Sarkozy et les démons de Mai 68 : Démagogie et délire verbal02/05/20072007Journal/medias/journalnumero/images/2007/05/une2022.jpg.445x577_q85_box-0%2C104%2C1383%2C1896_crop_detail.jpg

Leur société

Sarkozy et les démons de Mai 68 : Démagogie et délire verbal

Nicolas Sarkozy vient de fêter, un an à l'avance, l'anniversaire du mouvement social de Mai 1968. À sa manière, haineuse, mensongère et démagogique.

Lors de son show dominical du 29 avril à Paris-Bercy, ses envolées lyriques l'ont entraîné à instruire le procès de Mai 68. Comme il sied à un politicien réactionnaire qui lorgne le plus à droite possible, il accuse " l'héritage de Mai 68 " d'avoir aboli " l'autorité ", " la politesse ", " le respect ", le " grand ", le " sacré ", les " règles ", les " normes ", l'" interdit ". D'ailleurs, Mai 68, selon Sarkozy, ne se caractérise-t-il pas par la citation " Vivre sans temps mort, jouir sans entrave ", qu'il transforme incidemment en " vivre sans contrainte ", ce qui est loin d'avoir le même sens que l'appétit de vivre proclamé par les jeunes manifestants de l'époque.

" L'héritage de Mai 68 " aurait également d'après lui " liquidé l'école de Jules Ferry ". Comment l'initiateur des multiples textes de loi " sur la prévention de la délinquance ", essentiellement basés sur le durcissement de la répression envers les mineurs délinquants - ou considérés comme de futurs délinquants -, sur la détention provisoire dès l'âge de 13 ans, peut-il prétendre parler au nom de l'école ? Mais si l'école publique est aujourd'hui loin de remplir le rôle qui devrait être le sien, est-ce à cause de Mai 68, ou de la diminution du nombre des enseignants, des restrictions budgétaires, dans lesquelles les gouvernements, auxquels Sarkozy a participé depuis cinq ans, se sont particulièrement illustrés ?

Pire, Mai 68 aurait " introduit le cynisme dans la société et la politique ". Renversant ! Ainsi, toujours d'après Sarkozy, c'est " le culte de l'argent-roi, du profit à court terme, de la spéculation, les dérives du capitalisme financier " qui " ont été portés par les valeurs de Mai 68 ".

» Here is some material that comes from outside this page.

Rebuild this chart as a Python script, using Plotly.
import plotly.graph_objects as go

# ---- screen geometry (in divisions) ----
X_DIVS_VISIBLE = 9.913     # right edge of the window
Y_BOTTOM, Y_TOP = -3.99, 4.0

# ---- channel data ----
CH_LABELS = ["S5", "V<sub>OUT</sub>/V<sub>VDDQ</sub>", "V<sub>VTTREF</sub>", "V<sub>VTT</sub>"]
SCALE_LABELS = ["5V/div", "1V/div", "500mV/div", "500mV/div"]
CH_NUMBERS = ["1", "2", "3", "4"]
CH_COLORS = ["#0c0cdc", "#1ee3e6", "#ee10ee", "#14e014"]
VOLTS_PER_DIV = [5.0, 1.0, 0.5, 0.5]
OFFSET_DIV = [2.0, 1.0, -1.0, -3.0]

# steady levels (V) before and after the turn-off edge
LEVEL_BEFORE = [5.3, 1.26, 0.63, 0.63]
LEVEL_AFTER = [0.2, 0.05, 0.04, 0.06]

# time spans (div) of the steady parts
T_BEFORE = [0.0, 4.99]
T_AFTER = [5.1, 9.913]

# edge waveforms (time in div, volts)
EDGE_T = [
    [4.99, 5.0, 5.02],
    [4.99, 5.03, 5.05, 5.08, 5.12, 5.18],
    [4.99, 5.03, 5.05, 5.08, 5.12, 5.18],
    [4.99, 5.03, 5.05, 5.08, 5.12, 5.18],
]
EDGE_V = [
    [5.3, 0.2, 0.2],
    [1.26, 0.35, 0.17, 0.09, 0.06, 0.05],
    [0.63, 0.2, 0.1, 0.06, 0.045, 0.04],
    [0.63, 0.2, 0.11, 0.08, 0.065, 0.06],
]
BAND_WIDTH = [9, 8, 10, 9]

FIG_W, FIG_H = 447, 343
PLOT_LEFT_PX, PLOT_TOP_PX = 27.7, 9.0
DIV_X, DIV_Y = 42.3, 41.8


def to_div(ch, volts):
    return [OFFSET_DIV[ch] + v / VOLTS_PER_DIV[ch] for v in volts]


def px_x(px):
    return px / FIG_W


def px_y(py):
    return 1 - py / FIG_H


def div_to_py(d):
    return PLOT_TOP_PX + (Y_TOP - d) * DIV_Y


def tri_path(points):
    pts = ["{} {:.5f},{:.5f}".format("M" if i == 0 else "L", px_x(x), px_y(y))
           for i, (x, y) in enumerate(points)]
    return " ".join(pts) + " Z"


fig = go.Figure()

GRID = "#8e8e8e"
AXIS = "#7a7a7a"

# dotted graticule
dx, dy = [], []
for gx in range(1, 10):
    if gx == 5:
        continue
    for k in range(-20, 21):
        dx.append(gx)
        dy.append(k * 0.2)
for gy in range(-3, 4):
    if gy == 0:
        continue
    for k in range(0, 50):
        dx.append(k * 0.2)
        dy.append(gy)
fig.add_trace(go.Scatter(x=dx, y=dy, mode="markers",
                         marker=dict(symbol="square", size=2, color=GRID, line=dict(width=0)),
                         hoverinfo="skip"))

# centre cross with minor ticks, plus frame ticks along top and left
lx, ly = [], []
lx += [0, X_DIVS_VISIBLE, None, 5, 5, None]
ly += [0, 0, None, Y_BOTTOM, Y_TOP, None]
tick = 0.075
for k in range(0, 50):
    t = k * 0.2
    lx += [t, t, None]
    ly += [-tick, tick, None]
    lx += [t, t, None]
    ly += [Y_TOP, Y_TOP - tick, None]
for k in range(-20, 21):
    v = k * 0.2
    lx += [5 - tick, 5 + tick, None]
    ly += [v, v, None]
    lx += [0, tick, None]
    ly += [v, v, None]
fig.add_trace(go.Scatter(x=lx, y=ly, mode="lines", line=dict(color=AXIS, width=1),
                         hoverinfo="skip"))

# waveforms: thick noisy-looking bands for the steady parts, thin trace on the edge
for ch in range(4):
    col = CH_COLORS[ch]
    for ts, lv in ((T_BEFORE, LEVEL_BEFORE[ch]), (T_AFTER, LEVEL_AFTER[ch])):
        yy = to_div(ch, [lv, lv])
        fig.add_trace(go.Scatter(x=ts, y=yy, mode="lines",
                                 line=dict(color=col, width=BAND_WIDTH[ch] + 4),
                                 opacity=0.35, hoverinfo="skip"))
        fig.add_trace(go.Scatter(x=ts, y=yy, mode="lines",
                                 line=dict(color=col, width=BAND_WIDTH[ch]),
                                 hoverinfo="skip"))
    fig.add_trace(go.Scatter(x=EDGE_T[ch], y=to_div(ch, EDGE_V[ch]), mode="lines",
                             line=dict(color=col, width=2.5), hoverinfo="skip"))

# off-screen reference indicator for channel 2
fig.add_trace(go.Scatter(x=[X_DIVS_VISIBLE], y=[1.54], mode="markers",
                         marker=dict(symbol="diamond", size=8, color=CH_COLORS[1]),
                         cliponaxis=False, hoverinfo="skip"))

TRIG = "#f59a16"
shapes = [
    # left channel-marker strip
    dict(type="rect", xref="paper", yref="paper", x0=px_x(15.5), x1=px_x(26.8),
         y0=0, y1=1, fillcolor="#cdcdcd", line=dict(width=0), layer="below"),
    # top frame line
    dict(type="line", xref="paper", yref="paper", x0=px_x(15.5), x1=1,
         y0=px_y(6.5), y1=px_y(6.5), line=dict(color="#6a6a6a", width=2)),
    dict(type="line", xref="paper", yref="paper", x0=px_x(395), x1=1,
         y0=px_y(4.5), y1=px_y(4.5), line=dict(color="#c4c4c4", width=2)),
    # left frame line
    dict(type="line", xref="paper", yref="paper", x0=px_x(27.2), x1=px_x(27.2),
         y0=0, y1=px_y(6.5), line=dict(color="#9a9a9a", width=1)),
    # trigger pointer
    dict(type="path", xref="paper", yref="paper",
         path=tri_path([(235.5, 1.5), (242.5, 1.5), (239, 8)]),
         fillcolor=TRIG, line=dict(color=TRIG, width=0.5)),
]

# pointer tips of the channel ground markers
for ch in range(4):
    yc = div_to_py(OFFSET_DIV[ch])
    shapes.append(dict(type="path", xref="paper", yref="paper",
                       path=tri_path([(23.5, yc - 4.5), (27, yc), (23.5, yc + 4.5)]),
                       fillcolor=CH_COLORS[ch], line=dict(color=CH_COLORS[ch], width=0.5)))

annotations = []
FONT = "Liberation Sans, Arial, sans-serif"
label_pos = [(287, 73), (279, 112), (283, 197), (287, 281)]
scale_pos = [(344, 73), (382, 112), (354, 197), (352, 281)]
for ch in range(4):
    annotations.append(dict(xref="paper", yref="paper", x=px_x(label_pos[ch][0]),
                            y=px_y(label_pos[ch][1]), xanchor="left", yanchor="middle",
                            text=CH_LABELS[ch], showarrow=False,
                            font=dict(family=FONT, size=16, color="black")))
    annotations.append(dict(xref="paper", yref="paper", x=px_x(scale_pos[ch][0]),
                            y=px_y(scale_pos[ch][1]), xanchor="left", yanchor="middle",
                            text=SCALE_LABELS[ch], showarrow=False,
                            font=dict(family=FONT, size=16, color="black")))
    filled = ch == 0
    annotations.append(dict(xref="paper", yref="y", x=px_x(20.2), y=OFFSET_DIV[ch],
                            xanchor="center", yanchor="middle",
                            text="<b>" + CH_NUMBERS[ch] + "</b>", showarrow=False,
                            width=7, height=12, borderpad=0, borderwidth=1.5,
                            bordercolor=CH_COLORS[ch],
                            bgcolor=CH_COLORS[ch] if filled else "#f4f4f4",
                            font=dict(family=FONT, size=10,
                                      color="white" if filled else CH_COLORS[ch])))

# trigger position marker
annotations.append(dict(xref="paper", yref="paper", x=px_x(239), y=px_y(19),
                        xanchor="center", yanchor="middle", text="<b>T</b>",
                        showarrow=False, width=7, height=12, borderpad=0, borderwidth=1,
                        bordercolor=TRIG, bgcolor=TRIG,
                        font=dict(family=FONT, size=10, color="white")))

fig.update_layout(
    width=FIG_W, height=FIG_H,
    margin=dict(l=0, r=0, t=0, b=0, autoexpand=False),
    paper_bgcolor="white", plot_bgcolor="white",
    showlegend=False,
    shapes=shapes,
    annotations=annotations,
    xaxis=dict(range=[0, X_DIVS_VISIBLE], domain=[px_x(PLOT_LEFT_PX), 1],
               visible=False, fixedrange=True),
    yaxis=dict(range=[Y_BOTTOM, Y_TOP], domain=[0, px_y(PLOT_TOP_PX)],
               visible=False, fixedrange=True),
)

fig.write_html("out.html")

Le paroxysme du délire politique est alors atteint, lorsque Sarkozy proclame, au mépris de toute vérité, que Mai 68 a " préparé le terrain au capitalisme sans scrupule et sans éthique des parachutes en or, des retraites chapeaux et des patrons voyous ", que Mai 68 est à l'origine du triomphe du " prédateur " et du " spéculateur ". Ce capitalisme-là est pourtant bien dans la ligne de celui qui a fait la fortune des Schneider, des De Wendel, des grandes familles qui ont prospéré, grâce à la sueur et au sang des travailleurs exploités dans les métropoles capitalistes et dans les colonies.

Si les mots ont un sens, Sarkozy, son parti, ses soutiens politiques affichés dimanche à Bercy sont précisément les défenseurs acharnés du capitalisme dans ses formes passées mais aussi présentes, et le projet politique sur lequel il se présente consiste à libérer le plus possible le grand patronat des entraves que la loi, grâce aux combats passés de la classe ouvrière, impose encore à l'exploitation croissante du monde du travail.

Et si Sarkozy diabolise à ce point Mai 68, c'est surtout parce qu'à l'époque, il y a presque 40 ans, des millions de jeunes, d'ouvriers, ont démontré qu'il était possible de s'en prendre au pouvoir des représentants politiques de la bourgeoisie, incarné depuis dix ans par De Gaulle. Des millions de travailleurs en grève, parfois pendant plusieurs semaines, avaient alors arrêté la vie économique de ce pays, imposé des augmentations de salaires et flanqué une sainte trouille dans les rangs des " décideurs " qui ne décidaient plus grand-chose.

C'est un tel anniversaire que Sarkozy, élu ou pas, craint de vivre et c'est en effet ce que nous pouvons lui souhaiter.